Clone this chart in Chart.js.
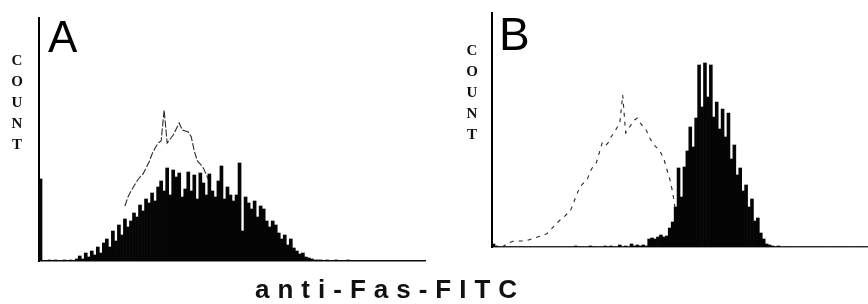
<!DOCTYPE html>
<html>
<head>
<meta charset="utf-8">
<script src="https://cdn.jsdelivr.net/npm/chart.js@4"></script>
<style>
  body { margin: 0; background: #fff; }
  #wrap { position: relative; width: 868px; height: 304px; overflow: hidden; }
  canvas { position: absolute; top: 0; }
  .panel { position: absolute; font-family: "Liberation Sans", Arial, sans-serif; color: #000; line-height: 1; }
  .count { position: absolute; width: 20px; text-align: center; font-family: "Liberation Serif", serif;
           font-weight: bold; font-size: 15px; line-height: 21px; color: #111; }
  #xtitle { position: absolute; left: 255px; top: 276px; font-family: "Liberation Sans", Arial, sans-serif;
            font-weight: bold; font-size: 26px; line-height: 26px; letter-spacing: 8px; color: #111; }
</style>
</head>
<body>
<div id="wrap">
  <canvas id="histA" width="430" height="304" style="left:0"></canvas>
  <canvas id="histB" width="438" height="304" style="left:430px"></canvas>
  <div class="panel" style="left:48px; top:15px; font-size:44px;">A</div>
  <div class="panel" style="left:499px; top:11px; font-size:46px;">B</div>
  <div class="count" style="left:7px; top:50px;">C<br>O<br>U<br>N<br>T</div>
  <div class="count" style="left:462px; top:40px;">C<br>O<br>U<br>N<br>T</div>
  <div id="xtitle">anti-Fas-FITC</div>
</div>
<script>
// channel bins (128 per panel), counts in arbitrary units
const channels = Array.from({ length: 128 }, (_, i) => String(i));

// Panel A - anti-Fas stained (filled) and control (outline)
const fasA = [
  82, 0, 0, 1, 0, 1, 0, 0, 1, 0, 1, 0, 2, 5, 2, 8,
  4, 10, 6, 14, 8, 18, 22, 14, 30, 20, 36, 26, 42, 34, 40, 48,
  44, 56, 50, 62, 58, 68, 60, 74, 80, 70, 93, 66, 91, 84, 88, 64,
  72, 89, 70, 86, 62, 88, 78, 66, 87, 70, 64, 80, 95, 62, 74, 66,
  60, 66, 98, 30, 64, 58, 52, 60, 44, 55, 52, 40, 34, 40, 36, 28,
  22, 26, 16, 22, 13, 10, 7, 8, 4, 3, 2, 1, 1, 1, 0, 1,
  0, 0, 1, 0, 0, 0, 1, 0, 0, 0, 0, 0, 0, 0, 0, 0,
  0, 0, 0, 0, 0, 0, 0, 0, 0, 0, 0, 0, 0, 0, 0, 0
];
const ctrlStartA = 28;
const ctrlA = [
  55, 64, 70, 75, 80, 84, 87, 93, 99, 107, 113, 118, 120, 151, 118,
  122, 126, 132, 138, 131, 130, 129, 124, 110, 100, 97, 93, 86, 80
];
const yMaxA = 243;

// Panel B
const fasB = [
  3, 1, 0, 0, 0, 0, 0, 0, 0, 0, 0, 0, 0, 0, 0, 0,
  0, 0, 0, 0, 0, 0, 0, 0, 0, 0, 0, 0, 1, 0, 0, 0,
  0, 1, 0, 0, 0, 0, 1, 0, 1, 0, 0, 2, 0, 1, 0, 3,
  1, 2, 1, 2, 1, 8, 9, 8, 10, 12, 10, 11, 19, 25, 40, 79,
  50, 80, 96, 120, 100, 129, 182, 140, 184, 150, 182, 130, 145, 118, 138, 110,
  134, 88, 102, 72, 79, 56, 62, 40, 48, 26, 29, 14, 8, 3, 2, 1,
  0, 1, 0, 0, 0, 0, 0, 0, 0, 0, 0, 0, 0, 0, 0, 0,
  0, 0, 0, 0, 0, 0, 0, 0, 0, 0, 0, 0, 0, 0, 0, 0
];
const ctrlStartB = 3;
const ctrlB = [
  0, 2, 4, 5, 6, 6, 6, 6, 7, 7, 8, 9, 10, 11, 12, 13,
  15, 19, 22, 25, 28, 30, 33, 35, 42, 50, 57, 62, 65, 68, 76, 81,
  84, 94, 104, 101, 104, 110, 114, 119, 124, 152, 114, 118, 123, 127, 129, 124,
  120, 117, 110, 105, 101, 98, 94, 88, 78, 68, 55, 35
];
const yMaxB = 234;

function padSeries(start, values) {
  return channels.map((_, i) => (i >= start && i < start + values.length) ? values[i - start] : null);
}

function drawHistogram(id, fas, ctrl, yMax, pad, dash, baseColor) {
  const ctx = document.getElementById(id);
  new Chart(ctx, {
    type: "bar",
    data: {
      labels: channels,
      datasets: [
        {
          label: "anti-Fas",
          data: fas,
          backgroundColor: "#050505",
          borderWidth: 0,
          barPercentage: 1,
          categoryPercentage: 1,
          order: 0
        },
        {
          type: "line",
          label: "control",
          data: ctrl,
          borderColor: "#2a2a2a",
          borderWidth: 1.1,
          borderDash: dash,
          pointRadius: 0,
          fill: false,
          tension: 0,
          order: 1
        }
      ]
    },
    options: {
      responsive: false,
      animation: false,
      layout: { padding: pad },
      plugins: {
        legend: { display: false },
        tooltip: { enabled: false }
      },
      scales: {
        x: {
          offset: true,
          grid: { display: false, drawTicks: false },
          ticks: { display: false },
          border: { display: true, color: baseColor, width: 1.6 }
        },
        y: {
          min: 0,
          max: yMax,
          grid: { display: false, drawTicks: false },
          ticks: { display: false },
          border: { display: true, color: "#000", width: 2 }
        }
      }
    }
  });
}

document.addEventListener("DOMContentLoaded", function () {
  drawHistogram("histA", fasA, padSeries(ctrlStartA, ctrlA), yMaxA,
    { left: 39, top: 18, right: 5, bottom: 43 }, [7, 2], "#111");
  drawHistogram("histB", fasB, padSeries(ctrlStartB, ctrlB), yMaxB,
    { left: 62, top: 13, right: 0, bottom: 57 }, [4, 5], "#444");
});
</script>
</body>
</html>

## Exercise brief
Restate the listing above word for word, and skip the pictures.

## Answer in full
Clone this chart in Chart.js.
<!DOCTYPE html>
<html>
<head>
<meta charset="utf-8">
<script src="https://cdn.jsdelivr.net/npm/chart.js@4"></script>
<style>
  body { margin: 0; background: #fff; }
  #wrap { position: relative; width: 868px; height: 304px; overflow: hidden; }
  canvas { position: absolute; top: 0; }
  .panel { position: absolute; font-family: "Liberation Sans", Arial, sans-serif; color: #000; line-height: 1; }
  .count { position: absolute; width: 20px; text-align: center; font-family: "Liberation Serif", serif;
           font-weight: bold; font-size: 15px; line-height: 21px; color: #111; }
  #xtitle { position: absolute; left: 255px; top: 276px; font-family: "Liberation Sans", Arial, sans-serif;
            font-weight: bold; font-size: 26px; line-height: 26px; letter-spacing: 8px; color: #111; }
</style>
</head>
<body>
<div id="wrap">
  <canvas id="histA" width="430" height="304" style="left:0"></canvas>
  <canvas id="histB" width="438" height="304" style="left:430px"></canvas>
  <div class="panel" style="left:48px; top:15px; font-size:44px;">A</div>
  <div class="panel" style="left:499px; top:11px; font-size:46px;">B</div>
  <div class="count" style="left:7px; top:50px;">C<br>O<br>U<br>N<br>T</div>
  <div class="count" style="left:462px; top:40px;">C<br>O<br>U<br>N<br>T</div>
  <div id="xtitle">anti-Fas-FITC</div>
</div>
<script>
// channel bins (128 per panel), counts in arbitrary units
const channels = Array.from({ length: 128 }, (_, i) => String(i));

// Panel A - anti-Fas stained (filled) and control (outline)
const fasA = [
  82, 0, 0, 1, 0, 1, 0, 0, 1, 0, 1, 0, 2, 5, 2, 8,
  4, 10, 6, 14, 8, 18, 22, 14, 30, 20, 36, 26, 42, 34, 40, 48,
  44, 56, 50, 62, 58, 68, 60, 74, 80, 70, 93, 66, 91, 84, 88, 64,
  72, 89, 70, 86, 62, 88, 78, 66, 87, 70, 64, 80, 95, 62, 74, 66,
  60, 66, 98, 30, 64, 58, 52, 60, 44, 55, 52, 40, 34, 40, 36, 28,
  22, 26, 16, 22, 13, 10, 7, 8, 4, 3, 2, 1, 1, 1, 0, 1,
  0, 0, 1, 0, 0, 0, 1, 0, 0, 0, 0, 0, 0, 0, 0, 0,
  0, 0, 0, 0, 0, 0, 0, 0, 0, 0, 0, 0, 0, 0, 0, 0
];
const ctrlStartA = 28;
const ctrlA = [
  55, 64, 70, 75, 80, 84, 87, 93, 99, 107, 113, 118, 120, 151, 118,
  122, 126, 132, 138, 131, 130, 129, 124, 110, 100, 97, 93, 86, 80
];
const yMaxA = 243;

// Panel B
const fasB = [
  3, 1, 0, 0, 0, 0, 0, 0, 0, 0, 0, 0, 0, 0, 0, 0,
  0, 0, 0, 0, 0, 0, 0, 0, 0, 0, 0, 0, 1, 0, 0, 0,
  0, 1, 0, 0, 0, 0, 1, 0, 1, 0, 0, 2, 0, 1, 0, 3,
  1, 2, 1, 2, 1, 8, 9, 8, 10, 12, 10, 11, 19, 25, 40, 79,
  50, 80, 96, 120, 100, 129, 182, 140, 184, 150, 182, 130, 145, 118, 138, 110,
  134, 88, 102, 72, 79, 56, 62, 40, 48, 26, 29, 14, 8, 3, 2, 1,
  0, 1, 0, 0, 0, 0, 0, 0, 0, 0, 0, 0, 0, 0, 0, 0,
  0, 0, 0, 0, 0, 0, 0, 0, 0, 0, 0, 0, 0, 0, 0, 0
];
const ctrlStartB = 3;
const ctrlB = [
  0, 2, 4, 5, 6, 6, 6, 6, 7, 7, 8, 9, 10, 11, 12, 13,
  15, 19, 22, 25, 28, 30, 33, 35, 42, 50, 57, 62, 65, 68, 76, 81,
  84, 94, 104, 101, 104, 110, 114, 119, 124, 152, 114, 118, 123, 127, 129, 124,
  120, 117, 110, 105, 101, 98, 94, 88, 78, 68, 55, 35
];
const yMaxB = 234;

function padSeries(start, values) {
  return channels.map((_, i) => (i >= start && i < start + values.length) ? values[i - start] : null);
}

function drawHistogram(id, fas, ctrl, yMax, pad, dash, baseColor) {
  const ctx = document.getElementById(id);
  new Chart(ctx, {
    type: "bar",
    data: {
      labels: channels,
      datasets: [
        {
          label: "anti-Fas",
          data: fas,
          backgroundColor: "#050505",
          borderWidth: 0,
          barPercentage: 1,
          categoryPercentage: 1,
          order: 0
        },
        {
          type: "line",
          label: "control",
          data: ctrl,
          borderColor: "#2a2a2a",
          borderWidth: 1.1,
          borderDash: dash,
          pointRadius: 0,
          fill: false,
          tension: 0,
          order: 1
        }
      ]
    },
    options: {
      responsive: false,
      animation: false,
      layout: { padding: pad },
      plugins: {
        legend: { display: false },
        tooltip: { enabled: false }
      },
      scales: {
        x: {
          offset: true,
          grid: { display: false, drawTicks: false },
          ticks: { display: false },
          border: { display: true, color: baseColor, width: 1.6 }
        },
        y: {
          min: 0,
          max: yMax,
          grid: { display: false, drawTicks: false },
          ticks: { display: false },
          border: { display: true, color: "#000", width: 2 }
        }
      }
    }
  });
}

document.addEventListener("DOMContentLoaded", function () {
  drawHistogram("histA", fasA, padSeries(ctrlStartA, ctrlA), yMaxA,
    { left: 39, top: 18, right: 5, bottom: 43 }, [7, 2], "#111");
  drawHistogram("histB", fasB, padSeries(ctrlStartB, ctrlB), yMaxB,
    { left: 62, top: 13, right: 0, bottom: 57 }, [4, 5], "#444");
});
</script>
</body>
</html>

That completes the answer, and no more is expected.